There were a hundred guests at the Bowery Hotel, some of whom had their life savings invested with Bernie. Tables were set with tasteful linen and beautiful flowers. The event commingled business and family—for the Madoffs, business was family. Bernie Madoff liked to brag about what he’d built over nearly 50 years, disquisitions that often began with the phrase “We Madoffs.” His sons, Andy, 42, and Mark, 44, ran the trading floor on the nineteenth floor of the company’s multistory offices in the Lipstick Building on Third Avenue and 53rd Street, two floors above where Madoff supposedly managed billions of dollars of other people’s money. Peter Madoff, 62, was chief compliance officer and his inseparable right hand. The bride, Shana, 38, was a compliance lawyer. Bernie’s wife, Ruth, once his bookkeeper, still maintained an office there.

As the toasts began, Bernie headed to the terrace. He isn’t a toast-maker. He has a tic, a nervous schoolboy’s double blink, as if cleaning a windshield, and occasionally a stammer.
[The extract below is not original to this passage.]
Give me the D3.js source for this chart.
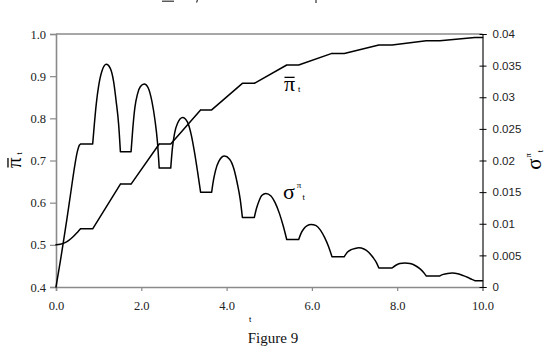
<!DOCTYPE html>
<html>
<head>
<meta charset="utf-8">
<script src="https://cdn.jsdelivr.net/npm/d3@7"></script>
<style>
  html, body { margin: 0; padding: 0; background: #fff; }
  svg { display: block; }
</style>
</head>
<body>
<svg id="chart" width="550" height="347"></svg>
<script>
// ---------- data ----------
const xTicks = [0, 2, 4, 6, 8, 10];
const leftTicks = [0.4, 0.5, 0.6, 0.7, 0.8, 0.9, 1.0];
const rightTicks = [0, 0.005, 0.01, 0.015, 0.02, 0.025, 0.03, 0.035, 0.04];

// mean belief  (left axis)
const piT = [0, 0.1, 0.2, 0.3, 0.4, 0.5, 0.575, 0.86, 1.51, 1.76, 2.42, 2.69, 3.39, 3.65, 4.37, 4.65, 5.41, 5.69, 6.47, 6.76, 7.57, 7.88, 8.68, 9.00, 9.82, 10];
const piV = [0.5, 0.5012, 0.5045, 0.5105, 0.519, 0.5295, 0.538, 0.538, 0.644, 0.644, 0.739, 0.739, 0.820, 0.820, 0.883, 0.883, 0.9265, 0.9265, 0.954, 0.954, 0.974, 0.974, 0.984, 0.984, 0.9915, 0.9915];

// sigma (right axis)
const sigmaT = [0, 0.1, 0.17, 0.25, 0.35, 0.44, 0.5, 0.545, 0.575,
  0.86, 0.90, 0.945, 1.00, 1.08, 1.18, 1.27, 1.35, 1.41, 1.47, 1.51,
  1.76, 1.80, 1.85, 1.91, 1.98, 2.07, 2.16, 2.25, 2.32, 2.38, 2.42,
  2.69, 2.73, 2.78, 2.85, 2.97, 3.08, 3.17, 3.25, 3.32, 3.39,
  3.65, 3.69, 3.74, 3.82, 3.95, 4.07, 4.17, 4.25, 4.32, 4.37,
  4.65, 4.70, 4.76, 4.83, 4.92, 5.04, 5.14, 5.24, 5.33, 5.41,
  5.69, 5.74, 5.81, 5.89, 5.98, 6.10, 6.20, 6.30, 6.39, 6.47,
  6.76, 6.83, 6.92, 7.01, 7.10, 7.22, 7.33, 7.43, 7.51, 7.57,
  7.88, 7.96, 8.06, 8.18, 8.30, 8.42, 8.53, 8.62, 8.68,
  9.00, 9.08, 9.18, 9.29, 9.42, 9.55, 9.66, 9.75, 9.82,
  10];
const sigmaV = [0, 0.004, 0.007, 0.0105, 0.0151, 0.0192, 0.0214, 0.0224, 0.0226,
  0.0226, 0.0258, 0.0290, 0.0318, 0.0342, 0.0352, 0.0346, 0.0325, 0.0294, 0.0256, 0.0214,
  0.0214, 0.0250, 0.0284, 0.0305, 0.0317, 0.0321, 0.0315, 0.0293, 0.0264, 0.0228, 0.0188,
  0.0188, 0.0220, 0.0243, 0.0259, 0.0268, 0.0261, 0.0241, 0.0212, 0.0182, 0.0150,
  0.0150, 0.0168, 0.0184, 0.0199, 0.0207, 0.0202, 0.0187, 0.0164, 0.0138, 0.0110,
  0.0110, 0.0124, 0.0136, 0.0145, 0.0148, 0.0144, 0.0133, 0.0116, 0.0096, 0.0075,
  0.0075, 0.0084, 0.0092, 0.0097, 0.0099, 0.0097, 0.0090, 0.0078, 0.0064, 0.0048,
  0.0048, 0.0055, 0.0059, 0.0061, 0.0062, 0.0060, 0.0055, 0.0047, 0.0039, 0.0030,
  0.0030, 0.0034, 0.0037, 0.0038, 0.0037, 0.0034, 0.0029, 0.0023, 0.00175,
  0.00175, 0.0020, 0.00215, 0.0022, 0.0021, 0.0018, 0.0015, 0.0012, 0.0010,
  0.0010];

// ---------- layout ----------
const svg = d3.select("#chart");
const L = 56, R = 482.5, T = 34, B = 287;
const x = d3.scaleLinear().domain([0, 10]).range([L, R]);
const yL = d3.scaleLinear().domain([0.4, 1.0]).range([B, T]);
const yR = d3.scaleLinear().domain([0, 0.04]).range([B, T]);
const gray = "#8a8a8a";
const serif = "'Liberation Serif', 'Times New Roman', serif";
const sans = "'Liberation Sans', Arial, sans-serif";

// faint stroke remnants of a heading cut off above the figure
const rem = svg.append("g").attr("stroke", "#333").attr("stroke-width", 1.2).attr("fill", "none");
rem.append("line").attr("x1", 162).attr("x2", 174).attr("y1", 1.2).attr("y2", 1.2);
rem.append("line").attr("x1", 197.5).attr("x2", 196.5).attr("y1", 0).attr("y2", 2.5);
rem.append("line").attr("x1", 316).attr("x2", 316).attr("y1", 0).attr("y2", 3);

// top frame line
svg.append("line").attr("x1", L).attr("x2", R).attr("y1", T).attr("y2", T)
  .attr("stroke", gray).attr("stroke-width", 1.6);

// left axis
const gL = svg.append("g").attr("transform", `translate(${L},0)`)
  .call(d3.axisLeft(yL).tickValues(leftTicks).tickFormat(d3.format(".1f")).tickSize(6).tickPadding(4));
gL.select(".domain").attr("stroke", gray).attr("stroke-width", 1.6);
gL.selectAll(".tick line").attr("stroke", gray).attr("stroke-width", 1.2);
gL.selectAll("text").attr("font-family", serif).attr("font-size", 12.5).attr("fill", "#222");

// bottom axis
const gB = svg.append("g").attr("transform", `translate(0,${B})`)
  .call(d3.axisBottom(x).tickValues(xTicks).tickFormat(d3.format(".1f")).tickSize(4).tickPadding(10));
gB.select(".domain").attr("stroke", gray).attr("stroke-width", 1.6);
gB.selectAll(".tick line").attr("stroke", gray).attr("stroke-width", 1.2);
gB.selectAll("text").attr("font-family", serif).attr("font-size", 12.5).attr("fill", "#222");

// right axis
const gR = svg.append("g").attr("transform", `translate(${R},0)`)
  .call(d3.axisRight(yR).tickValues(rightTicks).tickFormat(d => String(+d.toFixed(3))).tickSize(4).tickPadding(6));
gR.select(".domain").attr("stroke", "#000").attr("stroke-width", 1.1);
gR.selectAll(".tick line").attr("x1", -3).attr("x2", 4).attr("stroke", "#000");
gR.selectAll("text").attr("font-family", sans).attr("font-size", 11.5).attr("fill", "#222");

// ---------- curves ----------
function pieces(ts, vs) {
  const pts = ts.map((t, i) => [t, vs[i]]);
  const out = [];
  let cur = [pts[0]];
  for (let i = 1; i < pts.length; i++) {
    if (pts[i][1] === pts[i - 1][1]) {
      if (cur.length > 1) out.push(cur);
      out.push([pts[i - 1], pts[i]]);
      cur = [pts[i]];
    } else cur.push(pts[i]);
  }
  if (cur.length > 1) out.push(cur);
  return out;
}
function drawSeries(ts, vs, yScale) {
  const line = d3.line().x(d => x(d[0])).y(d => yScale(d[1])).curve(d3.curveMonotoneX);
  const d = pieces(ts, vs).map(p => line(p)).join("");
  svg.append("path").attr("d", d).attr("fill", "none").attr("stroke", "#000")
    .attr("stroke-width", 1.5).attr("stroke-linejoin", "round").attr("stroke-linecap", "round");
}
drawSeries(piT, piV, yL);
drawSeries(sigmaT, sigmaV, yR);

// ---------- labels ----------
// pi with a bar drawn just above the glyph
function barPi(g, size, subSize) {
  const t = g.append("text").attr("font-family", serif);
  const p = t.append("tspan").attr("font-size", size).text("π");
  t.append("tspan").attr("font-size", subSize).attr("font-family", sans)
    .attr("dx", 3).attr("dy", 1).text("t");
  const w = p.node().getComputedTextLength();
  g.append("line").attr("x1", 0.5).attr("x2", w - 0.5)
    .attr("y1", -size * 0.62).attr("y2", -size * 0.62)
    .attr("stroke", "#000").attr("stroke-width", 1.3);
}

// left axis title
const lt = svg.append("g").attr("transform", "translate(21,168) rotate(-90)");
barPi(lt, 21, 7);

// right axis title
const rt = svg.append("text").attr("transform", "translate(541,160) rotate(-90)")
  .attr("font-family", serif).attr("text-anchor", "middle");
rt.append("tspan").attr("font-size", 21).text("σ");
rt.append("tspan").attr("font-size", 8).attr("dx", 1).attr("dy", -10).text("π");
rt.append("tspan").attr("font-size", 7).attr("font-family", sans).attr("dx", 1).attr("dy", 12).text("t");

// in-plot labels
const p1 = svg.append("g").attr("transform", "translate(284,91)");
barPi(p1, 22, 8);

const p2 = svg.append("text").attr("x", 283).attr("y", 199).attr("font-family", serif);
p2.append("tspan").attr("font-size", 22).text("σ");
p2.append("tspan").attr("font-size", 9).attr("dx", 2).attr("dy", -11).text("π");
p2.append("tspan").attr("font-size", 8).attr("font-family", sans).attr("dx", 1).attr("dy", 12).text("t");

// x-axis title
svg.append("text").attr("x", 250).attr("y", 322).attr("text-anchor", "middle")
  .attr("font-family", sans).attr("font-size", 8).text("t");

// caption
svg.append("text").attr("x", 273).attr("y", 343).attr("text-anchor", "middle")
  .attr("font-family", serif).attr("font-size", 15).attr("fill", "#111").text("Figure 9");
</script>
</body>
</html>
Outside, the night air was crisp with the first hint of fall. Bernie sat down and lit a cigar, his favorite, a Davidoff. He wore a black tuxedo and one of his antique watches, a Patek Philippe or a Rolex no doubt, fastidiously matched to one of his several wedding bands. He sat at the center of a small cluster of well-wishers, big shots themselves who were paying their respects to an unlikely Wall Street titan. Unassuming Uncle Bernie, as people called him, was a legend. In the seventies and eighties, he’d helped revolutionize how stocks were traded. Along the way, with apparent effortlessness, he’d turned money manager, rising to become, by the evidence of detailed statements he regularly sent to his legions of investors, one of the more successful ones in the world. On paper, he’d built fortunes for some of the admirers who now crowded around him and for much of the guest list. Bernie basked in the praise. He loved that wealthy people counted on him, loved the adulation. “It ennobled him,” one friend says. At the same time, he sometimes let slip a hint of contempt for those he took care of, as if they didn’t appreciate him enough. After all, he was the one who paid the kids’ tuitions and the country-club dues of the fancy guests who now drank his booze—Bernie’s labors had indirectly financed that too.

On the terrace, blue smoke drifted in the air. Bernie, meditative for once, told a guest that he couldn’t quite believe he was at a wedding at the Bowery Hotel. His grandparents had made their lives on the Lower East Side, a stone’s throw from where he sat with his tux and his multi-thousand-dollar watch. He’d lived with them for a while, and that evening, he recalled how poor and run-down their neighborhood had looked. He gestured in the direction of the Lower East Side. “I fought my way out of there,” Bernie told a guest. “I had to scrape and battle and work really hard.” There was an edge of anger in his voice—he’d suffered so others could live easy.

A little more than a year later, at about four in the afternoon on December 11, J. Ezra Merkin was called out of a meeting in his hedge fund’s offices at 450 Park Avenue to look at the Wall Street Journal online, where the outlines of Bernie Madoff’s story had been posted. He felt like dynamite had gone off—he couldn’t get his bearings. He felt as if he couldn’t hear. Merkin’s largest fund, Ascot, which invested the money of a large swath of the Upper East Side Jewish elite, along with that of illustrious schools and charities, had been completely invested in Madoff—some $1.8 billion.

Merkin’s funds were among the largest of Madoff’s so-called feeder funds, and the ones with the deepest roots in New York City. (Walter Noel’s Fairfield Greenwich Group was the largest; Noel had invested $6.9 billion with Bernie.) In letters Merkin sent to his investors, he said he had no choice but to unwind his funds. He was shutting down not only Ascot but Gabriel and Ariel, his two other large funds, which had invested perhaps a third of their money in Madoff. In a letter written the same day the story broke, Ezra told investors that he, too, was a victim. “I have also suffered major losses,” he wrote, signing it “very truly yours.”